Professor of Conflict Resolution and Public Affairs at the Institute for Conflict Analysis and Resolution, George Mason University
Interviewed by Julian Portilla, 2003
This rough transcript provides a text alternative to audio. We apologize for occasional errors and unintelligible sections (which are marked with ???).
A: You can ask yourself the question 'Why are the Tamils and Sinhalese sitting down and talking in Sri Lanka, and the Jews and Palestinians are not in Israel?' One answer is the same as in Northern Ireland, that the great powers who are purporting to help resolve the conflict but are actually making it worse, finally realized that they couldn't do it.
Q: They couldn't win, or they couldn't make it worse?
A: They couldn't win; they couldn't resolve the conflict. So the Indians withdrew from Sri Lanka, and the Sinhalese were pretty much going it alone anyway and didn't need outside help since they controlled the government and the army. But it's the Norwegians who were in Sri Lanka who were doing the facilitation, and it's not a done deal by any means at this point, but the parties are involved in it in part because they killed maybe 100,000 of each other just in the past 10 years, and they're tired of it.
They're getting nowhere. It was Zartman's hurting stalemate, a hurting stalemate probably in which the Indians played a role in making or at least maintaining a stalemate, because otherwise the Tamils might have just been exterminated.
In the Middle East, the great powers, and particularly the United States, still think they can control that conflict. And the deeper they get into the conflict, the more clear it becomes, especially in an election year, there is no way we can function as a neutral, or even a roughly impartial third party. So the punch line of this is, as long as the United States and other powers in other parts of the world think that they can resolve conflicts like the imperial daddy, as long as Camp David is their model - they don't realize how peculiar that whole situation was in Camp David, that it was really not replicable, in my opinion - they're going to be in trouble. It's when they realize they need to get out of the way and let the people on the scene, with some good facilitation, deal with the problems themselves, and in particular let the region deal with the problem as a regional problem, rather than as a great power problem. That's the road to conflict resolution, I think. But how do you do that?
It goes back to what we were talking about before, the U.S. public and politicians and business types, etc., need at this point to be educated to the fact that they can't do this on their own, and that they need to pull back and allow regional power to develop in a way which might seem to them at first to be a challenge to American interests, but which I think really arguably is the only way in the long run to protect American interests.

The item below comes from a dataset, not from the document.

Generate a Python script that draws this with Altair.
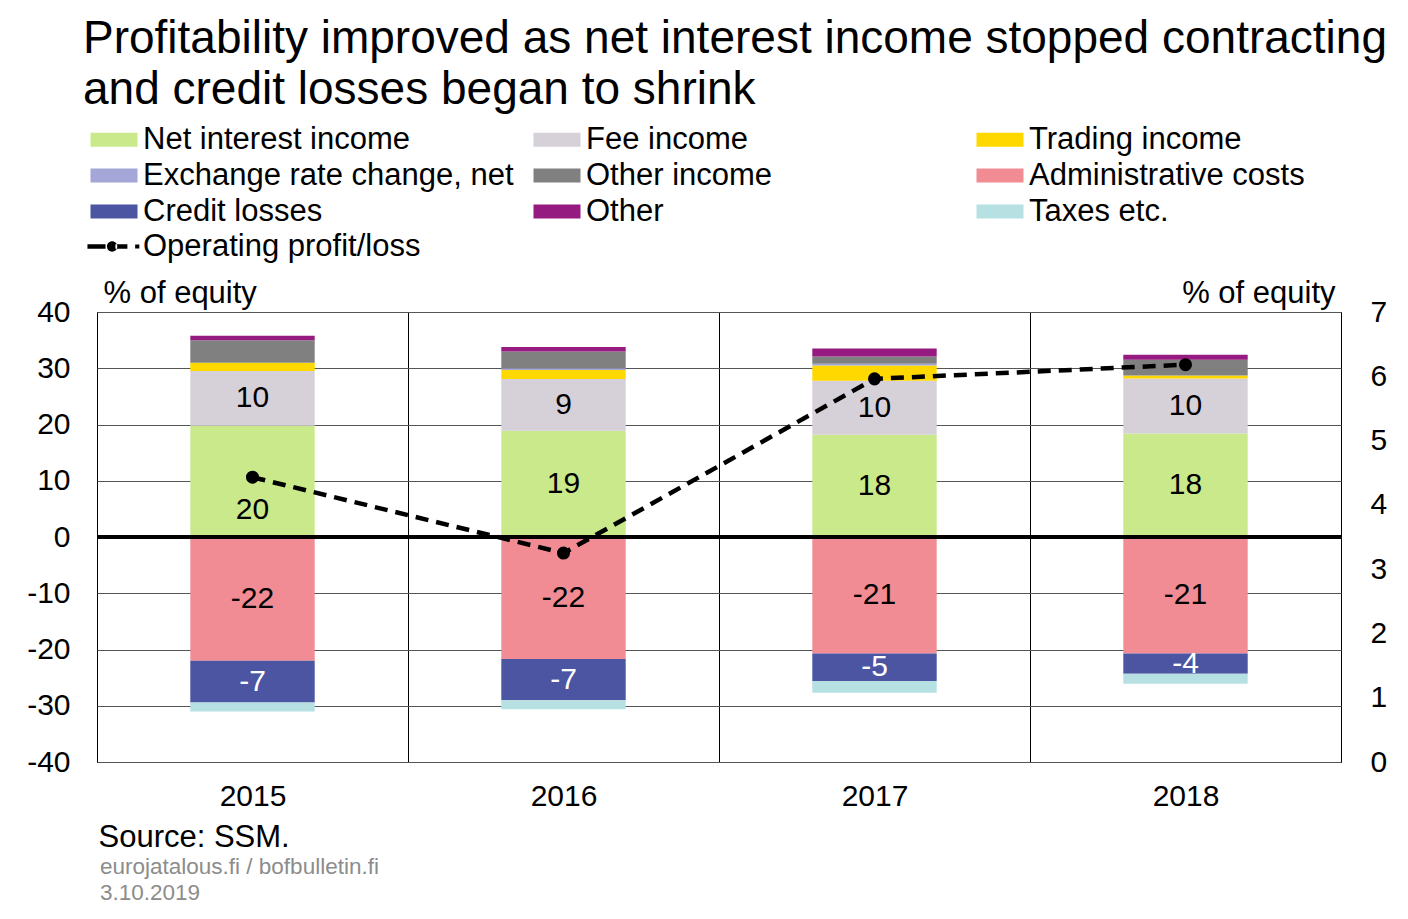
import altair as alt
import pandas as pd

# ---------------- data ----------------
years = ["2015", "2016", "2017", "2018"]
series_names = [
    "Net interest income", "Fee income", "Trading income",
    "Exchange rate change, net", "Other income", "Administrative costs",
    "Credit losses", "Other", "Taxes etc.",
]
series_colors = [
    "#C9E98A", "#D6D0D8", "#FFD800",
    "#A3A6D6", "#808080", "#F18C94",
    "#4C55A2", "#961B80", "#B6E0E2",
]
line_name = "Operating profit/loss"
net_interest = [19.8, 18.9, 18.2, 18.4]
fee_income = [9.7, 9.2, 9.6, 9.8]
trading_income = [1.5, 1.6, 2.7, 0.5]
exchange_rate = [0.0, 0.3, 0.3, 0.0]
other_income = [4.0, 3.0, 1.3, 2.8]
admin_costs = [-22.0, -21.7, -20.7, -20.7]
credit_losses = [-7.4, -7.3, -4.9, -3.6]
other = [0.8, 0.8, 1.4, 0.9]
taxes = [-1.6, -1.6, -2.1, -1.8]
operating_profit = [4.43, 3.25, 5.96, 6.18]
labelled = ["Net interest income", "Fee income", "Administrative costs", "Credit losses"]

bar_series = [net_interest, fee_income, trading_income, exchange_rate,
              other_income, admin_costs, credit_losses, other, taxes]

rows = []
for i, vals in enumerate(bar_series):
    for y, v in zip(years, vals):
        rows.append({"year": y, "series": series_names[i], "value": v,
                     "order": i, "lab": series_names[i] in labelled})
df = pd.DataFrame(rows)
df_op = pd.DataFrame({"year": years, "series": line_name, "value": operating_profit})
df_foot = pd.DataFrame({"t": ["eurojatalous.fi  / bofbulletin.fi\n3.10.2019"]})

FONT = "Liberation Sans"
LEG_FS = 31
AX_FS = 30
# symbols drawn wider than their nominal size (sqrt(900)=30px nominal, 47px drawn)
RECT = "M-1.567,-0.467L1.567,-0.467L1.567,0.467L-1.567,0.467Z"
LINE_SYM = ("M-1.77,-0.157L-0.564,-0.157L-0.564,0.157L-1.77,0.157Z "
            "M-0.47,0A0.345,0.345 0 1,0 0.22,0A0.345,0.345 0 1,0 -0.47,0Z "
            "M0.094,-0.157L0.893,-0.157L0.893,0.157L0.094,0.157Z "
            "M1.41,-0.141L1.69,-0.141L1.69,0.141L1.41,0.141Z")

common_legend = dict(
    title=None, orient="none", labelFontSize=LEG_FS, labelFont=FONT,
    labelColor="black", labelLimit=0, labelOffset=13.5, symbolSize=900,
    symbolStrokeWidth=0, symbolOpacity=1, padding=0,
)
bar_legend = alt.Legend(
    legendX=1.5, legendY=-188, columns=3, direction="horizontal",
    gridAlign="all", columnPadding=18, rowPadding=4, symbolType=RECT,
    **common_legend,
)
line_legend = alt.Legend(
    legendX=1.5, legendY=-81, symbolType=LINE_SYM,
    symbolFillColor="black", **common_legend,
)

x_enc = alt.X(
    "year:N", scale=alt.Scale(paddingInner=0, paddingOuter=0),
    axis=alt.Axis(
        orient="bottom", domain=False, ticks=False, tickSize=0, tickBand="extent",
        grid=True, gridColor="black", gridWidth=1, labelAngle=0,
        labelFontSize=AX_FS, labelFont=FONT, labelColor="black", labelPadding=19,
        title="Source: SSM.", titleAlign="left", titleX=1, titleY=84,
        titleBaseline="alphabetic", titleFontSize=31, titleFont=FONT,
        titleFontWeight="normal", titleColor="black",
    ),
)

left_axis = alt.Axis(
    orient="left", domain=False, ticks=False, tickSize=0, labelPadding=27,
    labelFontSize=AX_FS, labelFont=FONT, labelColor="black",
    values=list(range(-40, 41, 10)), grid=True, gridColor="#555555", gridWidth=1,
    title="% of equity", titleAngle=0, titleAlign="left", titleX=6, titleY=-10,
    titleBaseline="alphabetic", titleFontSize=31, titleFont=FONT,
    titleFontWeight="normal", titleColor="black",
)
right_axis = alt.Axis(
    orient="right", domain=False, ticks=False, tickSize=0, labelPadding=29,
    labelFontSize=AX_FS, labelFont=FONT, labelColor="black",
    values=list(range(0, 8)), grid=False,
    title="% of equity", titleAngle=0, titleAlign="right", titleX=-6, titleY=-10,
    titleBaseline="alphabetic", titleFontSize=31, titleFont=FONT,
    titleFontWeight="normal", titleColor="black",
)

base = alt.Chart(df).transform_stack(
    stack="value", groupby=["year"], as_=["y0", "y1"],
    sort=[alt.SortField("order", order="ascending")], offset="zero",
)

bars = base.mark_bar(width=alt.RelativeBandSize(0.4)).encode(
    x=x_enc,
    y=alt.Y("y0:Q", scale=alt.Scale(domain=[-40, 40]), axis=left_axis),
    y2="y1:Q",
    fill=alt.Fill("series:N", scale=alt.Scale(domain=series_names, range=series_colors),
                  legend=bar_legend),
)

zero_rule = alt.Chart(df_op).mark_rule(color="black", strokeWidth=3.5).encode(
    y=alt.datum(0)
)

lab_base = base.transform_calculate(mid="(datum.y0 + datum.y1) / 2").transform_filter(
    "datum.lab"
)
text_enc = dict(
    x="year:N",
    y="mid:Q",
    text=alt.Text("value:Q", format=".0f"),
    color=alt.condition("datum.series === 'Credit losses'", alt.value("white"),
                        alt.value("black")),
)
labels = lab_base.transform_filter(
    "!(datum.year === '2015' && datum.series === 'Net interest income')"
).mark_text(fontSize=AX_FS, font=FONT).encode(**text_enc)
label_2015 = lab_base.transform_filter(
    "datum.year === '2015' && datum.series === 'Net interest income'"
).mark_text(fontSize=AX_FS, font=FONT, dy=29).encode(**text_enc)

footer = alt.Chart(df_foot).mark_text(
    align="left", baseline="middle", fontSize=22.5, font=FONT, color="#8C8C8C",
    lineBreak="\n", lineHeight=26,
).encode(x=alt.value(3), y=alt.value(555), text="t:N")

line = alt.Chart(df_op).mark_line(
    color="black", strokeWidth=4.5, strokeDash=[13, 8]
).encode(
    x="year:N",
    y=alt.Y("value:Q", scale=alt.Scale(domain=[0, 7]), axis=right_axis),
)
points = alt.Chart(df_op).mark_point(
    filled=True, size=170, opacity=1, strokeWidth=0, color="black"
).encode(
    x="year:N",
    y=alt.Y("value:Q", scale=alt.Scale(domain=[0, 7]), axis=right_axis),
)
# legend-only layer for the line series (no data drawn)
line_key = alt.Chart(df_op).transform_filter("false").mark_point(
    filled=True, color="black", opacity=1
).encode(
    shape=alt.Shape("series:N", scale=alt.Scale(domain=[line_name], range=[LINE_SYM]),
                    legend=line_legend),
)

left = alt.layer(bars, zero_rule, labels, label_2015, footer)
right = alt.layer(line, points)

chart = alt.layer(left, right, line_key).resolve_scale(y="independent").properties(
    width=1244, height=450,
    autosize=alt.AutoSizeParams(type="none"),
    padding={"left": 89, "top": 304, "right": 59, "bottom": 149},
    title=alt.TitleParams(
        text=["Profitability improved as net interest income stopped contracting",
              "and credit losses began to shrink"],
        anchor="start", frame="group", fontSize=46, font=FONT,
        fontWeight="normal", color="black", lineHeight=51, dx=-14, dy=0, offset=10,
    ),
).configure(
    font=FONT,
    locale=alt.Locale(number=alt.NumberLocale(
        decimal=".", thousands=",", grouping=[3], currency=["", ""], minus="-")),
).configure_view(stroke="black", strokeWidth=1)

chart.save("out.html", embed_options={"renderer": "svg", "actions": False})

Q: So instead of Denis Ross or some American diplomat being the mediator, Bill Clinton, Jimmy Carter, some more local, regional people should be more involved in having a sustainable process?
A: Yes. Absolutely. We even have some ideas about who those local people could be. The United States may have a role to play, the role of the great powers in this sort of situation is not to make the conflict worse. And when you're arming one side or the other or sometimes both, continually giving them the illusion that they can win, that's not constructive.
But in the case of the Middle East, look what you have available as possible mediators or possible facilitators. You have in the first place a region that has an Arab League, very sophisticated people with a lot of experience in mediation. You have powers like Jordan and Egypt who are not solemnly committed to either side in that conflict.